Conforme a la encuesta Gallup-Hoy de agosto de 2011, después de la inflación, que ocupaba un 63% como la principal preocupación de los dominicanos, el 42% de la población identificaba a la delincuencia como su segundo mal, aún por encima del desempleo. Esa percepción se ha movido sostenidamente a la alta, con un 51.4% al 2012 y un astronómico 66% a principio de lo que va de año, situándose como la principal preocupación de los dominicanos. Lo peor es que mientras en la población queda todavía resistencia a aceptar esta realidad, no hay respuestas equivalentes del sistema de seguridad ciudadana.

La inevitable convivencia con el crimen organizado conlleva el riesgo de acostumbrarse tanto a su accionar como a sus secuelas. La República Dominicana entra en el umbral de ese infausto proceso. Las reacciones de las autoridades son episódicas, reactivas y coyunturales.

El crimen organizado se ha asociado con los  centros de poder. De manera que el abordamiento de las políticas de Estado frente a la violencia que hoy vive la República Dominicana no solo debe considerar sus causas exógenas sino endógenas.

Hay una realidad tan clara que no precisa de enjundiosos análisis: el incremento de la delincuencia en el país está causalmente asociado con el narcotráfico. La República Dominicana antes era escala de distribución internacional, hoy sigue siéndolo, con la agravante de que en ella se han establecido centros de operaciones de cárteles y que las compensaciones por los trasiegos se realizan en especie, es decir con la misma droga. Esto ha convertido al país en un mercado de consumo y comercialización relevante. Hasta ahora no ha habido un decomiso, un ajuste de cuentas o “un tumbe” sin que en los implicados no se cuente a un policía o algún militar.

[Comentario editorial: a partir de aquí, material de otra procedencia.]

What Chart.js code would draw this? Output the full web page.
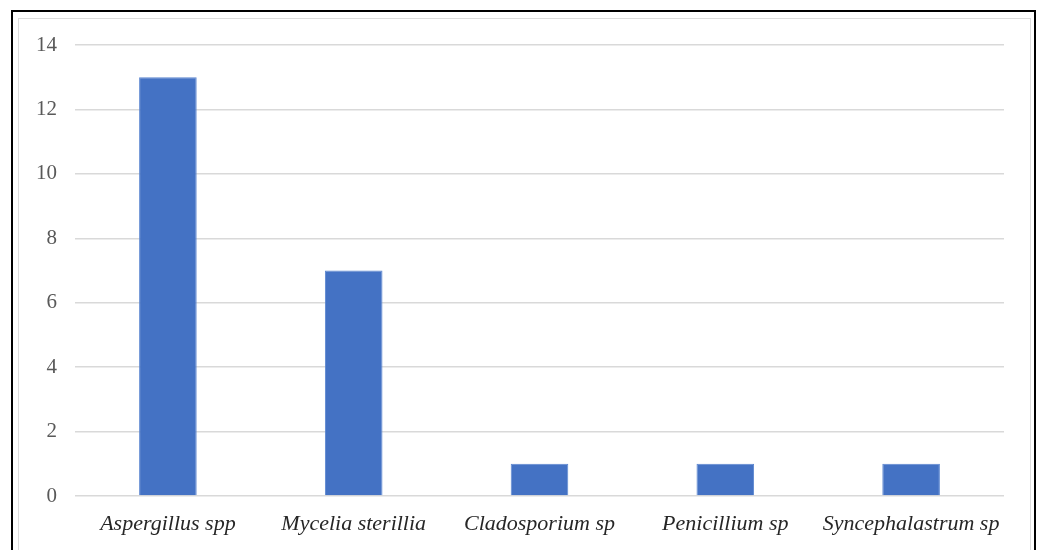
<!DOCTYPE html>
<html>
<head>
<meta charset="utf-8">
<script src="https://cdn.jsdelivr.net/npm/chart.js@4"></script>
<style>
  html, body { margin: 0; padding: 0; background: #fff; }
  #wrap { position: relative; width: 1043px; height: 550px; overflow: hidden; }
  #outer { position: absolute; left: 11px; top: 10px; width: 1021px; height: 560px; border: 2px solid #000; }
  #inner { position: absolute; left: 18px; top: 18px; width: 1011px; height: 560px; border: 1px solid #dcdcdc; }
  canvas { position: absolute; left: 0; top: 0; }
</style>
</head>
<body>
<div id="wrap">
  <div id="outer"></div>
  <div id="inner"></div>
  <canvas id="grafico" width="1043" height="550"></canvas>
</div>
<script>
// dados do gráfico
const categorias = ['Aspergillus spp', 'Mycelia sterillia', 'Cladosporium sp', 'Penicillium sp', 'Syncephalastrum sp'];
const valores = [13, 7, 1, 1, 1];
const ticksY = [0, 2, 4, 6, 8, 10, 12, 14];

document.addEventListener('DOMContentLoaded', function () {
    const ctx = document.getElementById('grafico').getContext('2d');
    new Chart(ctx, {
        type: 'bar',
        data: {
            labels: categorias,
            datasets: [{
                label: 'Isolados',
                data: valores,
                backgroundColor: '#4472C4',
                borderColor: '#5b86d0',
                borderWidth: 1,
                barPercentage: 0.31,
                categoryPercentage: 1
            }]
        },
        options: {
            responsive: false,
            animation: false,
            layout: { padding: { left: 0, top: 45, right: 39, bottom: 0 } },
            plugins: { legend: { display: false }, tooltip: { enabled: false } },
            scales: {
                x: {
                    grid: { display: false, drawTicks: false },
                    border: { display: false },
                    ticks: {
                        color: '#262626',
                        padding: 15,
                        maxRotation: 0,
                        font: { family: '"Liberation Serif", "DejaVu Serif", serif', size: 22, style: 'italic' }
                    },
                    afterFit: (scale) => { scale.height = 54; }
                },
                y: {
                    min: 0,
                    max: 14,
                    afterBuildTicks: (scale) => { scale.ticks = ticksY.map(v => ({ value: v })); },
                    grid: { color: '#d9d9d9', lineWidth: 1.5, drawTicks: false },
                    border: { display: false },
                    ticks: {
                        color: '#595959',
                        padding: 18,
                        font: { family: '"Liberation Serif", "DejaVu Serif", serif', size: 21 }
                    },
                    afterFit: (scale) => { scale.width = 75; }
                }
            }
        }
    });
});
</script>
</body>
</html>
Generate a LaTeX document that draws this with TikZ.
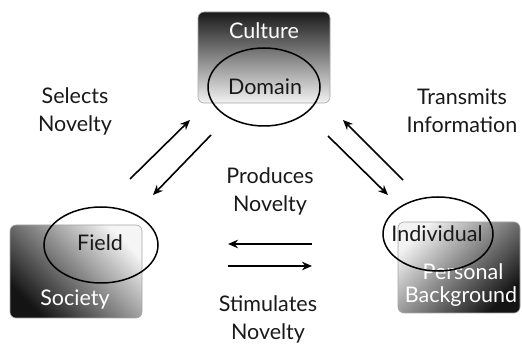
\documentclass[tikz,border=0pt]{standalone}
\usepackage{fontspec}
\setmainfont{Lato}
\usetikzlibrary{arrows.meta,shapes.geometric}
\begin{document}
\begin{tikzpicture}[x=1pt,y=-1pt,
  box/.style={draw=gray!70,rounded corners=6pt,line width=0.6pt},
  lbl/.style={font=\fontsize{21.5}{28}\selectfont,text=black!90,align=center},
  wlbl/.style={font=\fontsize{21.5}{26}\selectfont,text=white,align=center},
  ring/.style={draw=black,line width=1.5pt,ellipse},
  flow/.style={line width=1.6pt,-{Stealth[length=10pt,width=8.5pt]}}]
\useasboundingbox (0,0) rectangle (522,352);

% Culture / Domain
\path[box,top color=black!90,bottom color=black!5] (198,12) rectangle (330,103);
\node[wlbl] (culture) at (264,31) {Culture};
\node[lbl] (domain) at (265,87) {Domain};
\node[ring,minimum width=112pt,minimum height=78pt] (domring) at (264,87) {};

% Society / Field
\path[box,top color=black!4,bottom color=black!92,shading angle=-45] (10,225) rectangle (142,318);
\node[lbl] (field) at (100,243) {Field};
\node[wlbl] (society) at (75,300) {Society};
\node[ring,minimum width=114pt,minimum height=76pt] (fieldring) at (101,245) {};

% Personal Background / Individual
\path[box,top color=black!5,bottom color=black!92,shading angle=45] (398,222) rectangle (520,313);
\node[wlbl] (personal) at (463,272) {Personal};
\node[wlbl] (background) at (461,297) {Background};
\node[lbl] (individual) at (437,234) {Individual};
\node[ring,minimum width=110pt,minimum height=74pt] (indring) at (438,234) {};

% side labels
\node[lbl] (selects) at (75,111) {Selects\\Novelty};
\node[lbl] (transmits) at (462,111) {Transmits\\Information};
\node[lbl] (produces) at (270,191) {Produces\\Novelty};
\node[lbl] (stimulates) at (268,319) {Stimulates\\Novelty};

% arrow end points
\coordinate (fa1) at (130,179); \coordinate (fa2) at (190,120);
\coordinate (fb1) at (211,135); \coordinate (fb2) at (153,195);
\coordinate (ia1) at (328,136); \coordinate (ia2) at (388,195);
\coordinate (ib1) at (403,180); \coordinate (ib2) at (343,120);
\coordinate (ha1) at (312,244); \coordinate (ha2) at (228,244);
\coordinate (hb1) at (228,266); \coordinate (hb2) at (312,266);

\draw[flow] (fa1) -- (fa2);
\draw[flow] (fb1) -- (fb2);
\draw[flow] (ia1) -- (ia2);
\draw[flow] (ib1) -- (ib2);
\draw[flow] (ha1) -- (ha2);
\draw[flow] (hb1) -- (hb2);
\end{tikzpicture}
\end{document}
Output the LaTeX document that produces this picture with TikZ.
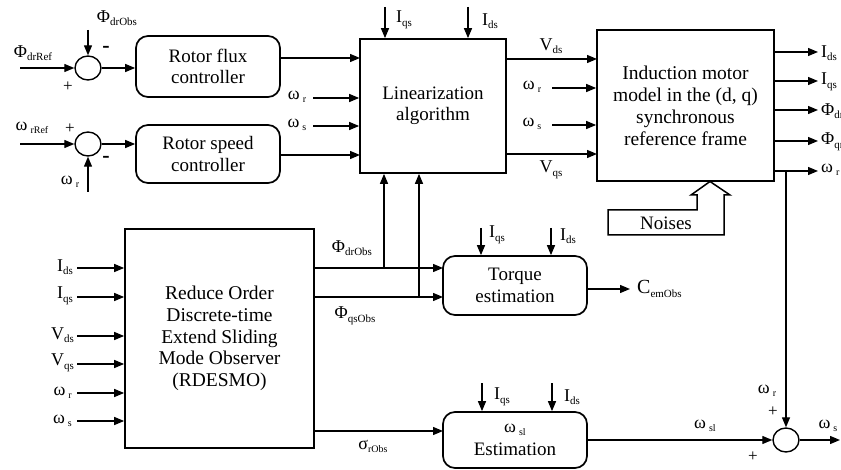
\documentclass[tikz,border=0pt]{standalone}
\usepackage{fontspec}
\setmainfont{Liberation Serif}
\usetikzlibrary{arrows.meta,shapes.geometric}
\newcommand{\sbx}[2]{#1\raisebox{-3.5pt}{\fontsize{11}{11}\selectfont #2}}
\newcommand{\om}[1]{{\fontsize{18}{18}\selectfont ω\,\raisebox{-3pt}{\fontsize{10}{10}\selectfont #1}}}
\begin{document}
\begin{tikzpicture}[x=1pt,y=-1pt,
  box/.style={draw, line width=1.7pt, align=center, inner sep=0pt, font=\fontsize{19}{21.5}\selectfont},
  rbox/.style={box, rounded corners=12pt},
  sumc/.style={draw, ellipse, line width=1.4pt, minimum width=26pt, minimum height=24pt, inner sep=0pt},
  arr/.style={line width=1.3pt, -{Triangle[length=10pt,width=8pt]}},
  wire/.style={line width=1.3pt},
  lab/.style={inner sep=0pt, font=\fontsize{18}{18}\selectfont},
  sgn/.style={inner sep=0pt, font=\fontsize{17}{17}\selectfont},
  mns/.style={inner sep=0pt, font=\fontsize{22}{22}\selectfont\bfseries}]
\clip (0,0) rectangle (841,470);

% ---------- blocks ----------
\node[sumc] (s1) at (88,68) {};
\node[sumc] (s2) at (88,144) {};
\node[sumc] (s3) at (786,440) {};
\node[rbox, minimum width=144pt, minimum height=61pt] (flux) at (208,66.5) {Rotor flux\\controller};
\node[rbox, minimum width=144pt, minimum height=58pt] (speed) at (208,154) {Rotor speed\\controller};
\node[box, minimum width=146pt, minimum height=134pt] (lin) at (433,106) {Linearization\\algorithm};
\node[box, minimum width=177pt, minimum height=151pt, font=\fontsize{19.5}{22}\selectfont] (mot) at (685.5,105.5)
  {Induction motor\\model in the (d, q)\\synchronous\\reference frame};
\node[box, minimum width=189pt, minimum height=219pt, font=\fontsize{19.5}{21.7}\selectfont] (rd) at (219.5,338.5)
  {Reduce Order\\Discrete-time\\Extend Sliding\\Mode Observer\\(RDESMO)};
\node[rbox, minimum width=144pt, minimum height=59pt] (tq) at (515,285.5) {Torque\\estimation};
\node[rbox, minimum width=144pt, minimum height=56pt] (wb) at (515,440) {\om{sl}\\[1pt]Estimation};

% Noises block arrow
\draw[line width=1.5pt, line join=miter] (608,235) -- (608,210) -- (697,210) -- (697,195) -- (691,195)
  -- (710,181.5) -- (730,195) -- (724,195) -- (724,235) -- cycle;
\node[inner sep=0pt, font=\fontsize{19}{19}\selectfont] (noise) at (666,223) {Noises};

% ---------- left summing junctions ----------
\coordinate (a1) at (20,68);
\coordinate (a2) at (88,30);
\draw[arr] (a1) -- (s1.west);
\draw[arr] (a2) -- (s1.north);
\draw[arr] (s1.east) -- (s1.east -| flux.west);
\coordinate (b1) at (20,144);
\coordinate (b2) at (88,192);
\draw[arr] (b1) -- (s2.west);
\draw[arr] (b2) -- (s2.south);
\draw[arr] (s2.east) -- (s2.east -| speed.west);

\node[lab] (lPdrRef) at (33,53) {\sbx{Φ}{drRef}};
\node[lab] (lPdrObsT) at (117,18) {\sbx{Φ}{drObs}};
\node[mns] (m1) at (106,49) {-};
\node[sgn] (p1) at (68,87) {+};
\node[lab] (lwrRef) at (32,128) {\om{rRef}};
\node[sgn] (p2) at (70,129) {+};
\node[mns] (m2) at (106,159) {-};
\node[lab] (lwrB) at (70,182) {\om{r}};

% ---------- into linearization ----------
\coordinate (L1) at (360,58);
\coordinate (L4) at (360,155);
\draw[arr] (flux.east |- L1) -- (L1);
\draw[arr] (speed.east |- L4) -- (L4);
\coordinate (L2s) at (313,98);
\coordinate (L3s) at (313,126);
\draw[arr] (L2s) -- (L2s -| lin.west);
\draw[arr] (L3s) -- (L3s -| lin.west);
\node[lab] (lwrL) at (297,97) {\om{r}};
\node[lab] (lwsL) at (297,125) {\om{s}};
\coordinate (t1) at (385,7);
\coordinate (t2) at (468,7);
\draw[arr] (t1) -- (t1 |- lin.north);
\draw[arr] (t2) -- (t2 |- lin.north);
\node[lab] (lIqsT) at (404,20) {\sbx{I}{qs}};
\node[lab] (lIdsT) at (490,21) {\sbx{I}{ds}};

% ---------- into motor ----------
\coordinate (M1) at (597,59);
\coordinate (M4) at (597,154);
\draw[arr] (lin.east |- M1) -- (M1);
\draw[arr] (lin.east |- M4) -- (M4);
\coordinate (M2s) at (552,88);
\coordinate (M3s) at (552,125);
\draw[arr] (M2s) -- (M2s -| mot.west);
\draw[arr] (M3s) -- (M3s -| mot.west);
\node[lab] (lVds) at (551,46) {\sbx{V}{ds}};
\node[lab] (lVqs) at (551,170) {\sbx{V}{qs}};
\node[lab] (lwrM) at (532,87) {\om{r}};
\node[lab] (lwsM) at (532,124) {\om{s}};

% ---------- motor outputs ----------
\coordinate (o1) at (818,52);
\coordinate (o2) at (818,81);
\coordinate (o3) at (818,110);
\coordinate (o4) at (818,141);
\coordinate (o5) at (818,171);
\foreach \o in {o1,o2,o3,o4,o5} \draw[arr] (mot.east |- \o) -- (\o);
\node[lab, anchor=west] (lo1) at (821,53) {\sbx{I}{ds}};
\node[lab, anchor=west] (lo2) at (821,82) {\sbx{I}{qs}};
\node[lab, anchor=west] (lo3) at (821,111) {\sbx{Φ}{dr}};
\node[lab, anchor=west] (lo4) at (821,142) {\sbx{Φ}{qr}};
\node[lab, anchor=west] (lo5) at (821,170) {\om{r}};
\coordinate (br) at (786,171);
\draw[arr] (br) -- (s3.north);

% ---------- RDESMO inputs ----------
\foreach \y/\n in {268/r1,297/r2,336/r3,364/r4,393/r5,421/r6} {
  \coordinate (\n) at (77,\y);
  \draw[arr] (\n) -- (\n -| rd.west);
}
\node[lab, anchor=east] (lIdsR) at (73,267) {\sbx{I}{ds}};
\node[lab, anchor=east] (lIqsR) at (73,296) {\sbx{I}{qs}};
\node[lab, anchor=east] (lVdsR) at (74,335) {\sbx{V}{ds}};
\node[lab, anchor=east] (lVqsR) at (74,363) {\sbx{V}{qs}};
\node[lab, anchor=east] (lwrR) at (72,393) {\om{r}};
\node[lab, anchor=east] (lwsR) at (72,421) {\om{s}};

% ---------- RDESMO outputs ----------
\coordinate (q1) at (443,268);
\coordinate (q2) at (443,297);
\draw[arr] (rd.east |- q1) -- (q1);
\draw[arr] (rd.east |- q2) -- (q2);
\coordinate (j1) at (384,268);
\coordinate (j2) at (419,297);
\draw[arr] (j1) -- (j1 |- lin.south);
\draw[arr] (j2) -- (j2 |- lin.south);
\coordinate (q3) at (443,431);
\draw[arr] (rd.east |- q3) -- (q3);
\node[lab] (lPdrObs) at (352,248) {\sbx{Φ}{drObs}};
\node[lab] (lPqsObs) at (355,316) {\sbx{Φ}{qsObs}};
\node[lab] (lsig) at (373,446) {{\fontsize{18}{18}\selectfont σ}\raisebox{-3pt}{\fontsize{10}{10}\selectfont rObs}};

% ---------- torque estimation ----------
\coordinate (u1) at (481,228);
\coordinate (u2) at (551,228);
\draw[arr] (u1) -- (u1 |- tq.north);
\draw[arr] (u2) -- (u2 |- tq.north);
\node[lab] (lIqsTq) at (497,235) {\sbx{I}{qs}};
\node[lab] (lIdsTq) at (568,236) {\sbx{I}{ds}};
\coordinate (c1) at (630,289);
\draw[arr] (tq.east |- c1) -- (c1);
\node[lab, anchor=west, font=\fontsize{20}{20}\selectfont] (lCem) at (637,289) {\sbx{C}{emObs}};

% ---------- slip estimation ----------
\coordinate (v1) at (482,383);
\coordinate (v2) at (552,383);
\draw[arr] (v1) -- (v1 |- wb.north);
\draw[arr] (v2) -- (v2 |- wb.north);
\node[lab] (lIqsW) at (502,397) {\sbx{I}{qs}};
\node[lab] (lIdsW) at (572,397) {\sbx{I}{ds}};
\draw[arr] (wb.east |- s3.west) -- (s3.west);
\coordinate (wout) at (840,440);
\draw[arr] (s3.east) -- (wout);
\node[lab] (lwsl) at (705,426) {\om{sl}};
\node[lab] (lwr3) at (767,391) {\om{r}};
\node[sgn] (p3) at (773,412) {+};
\node[sgn] (p4) at (753,457) {+};
\node[lab] (lws3) at (828,426) {\om{s}};
\end{tikzpicture}
\end{document}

Las condiciones de vida de un policía en la República Dominicana están a un rango de las de un mendigo. Mientras esa situación permanezca congelada no esperemos cambios. La policía dominicana vive por y para la corrupción. Esa es una verdad asimilada como realidad cultural. Se trata de una institución en franca desbandada por un choque de intereses entre poderes basados en fuentes distintas de corrupción: la tradicional o administrativa (enriquecimiento derivado de las comisiones por las contrataciones, los sobornos y otras modalidades) y la emergente u operativa (el enriquecimiento sustentado por la participación en el crimen por omisión o comisión). Frente a la exclusión de las oportunidades internas, emerge una forma más lucrativa y participativa de movilidad económica: la criminalidad a través de las más variadas manifestaciones operativas: a) mediante la complicidad por extorsión, como el cobro de peaje en los reconocidos puntos de droga; b) la complicidad por omisión, como hacerse de la “vista gorda” frente a la actividad delictiva; c) la complicidad por facilitación, como la coordinada anticipación de avisos de allanamientos y redadas. Otras veces, la participación en el crimen es directa, dentro de su propia estructura o facilitando medios para su ejecución. Esta es la denominada “corrupción policial”, de amplia base social y sobre la cual los centros de mandos han visto perder control por los rápidos contagios de los focos del crimen.

¿Cómo hablar de prevención, control y sanción al crimen si este se anida en el mismo cuerpo concebido para ello? Sin reforma policial seguirá vigente el mismo status quo. Y no hablamos de cambios normativos, que se quedan atrapados en textos abstractos de leyes muchas veces desconectadas de la realidad, sino de acciones decididas a largo término, con base institucional e inclusión presupuestaria sostenible.

Todo lo que se haga o invierta sobre esa estructura descompuesta será esfuerzo cosmético con efectos anestésicos.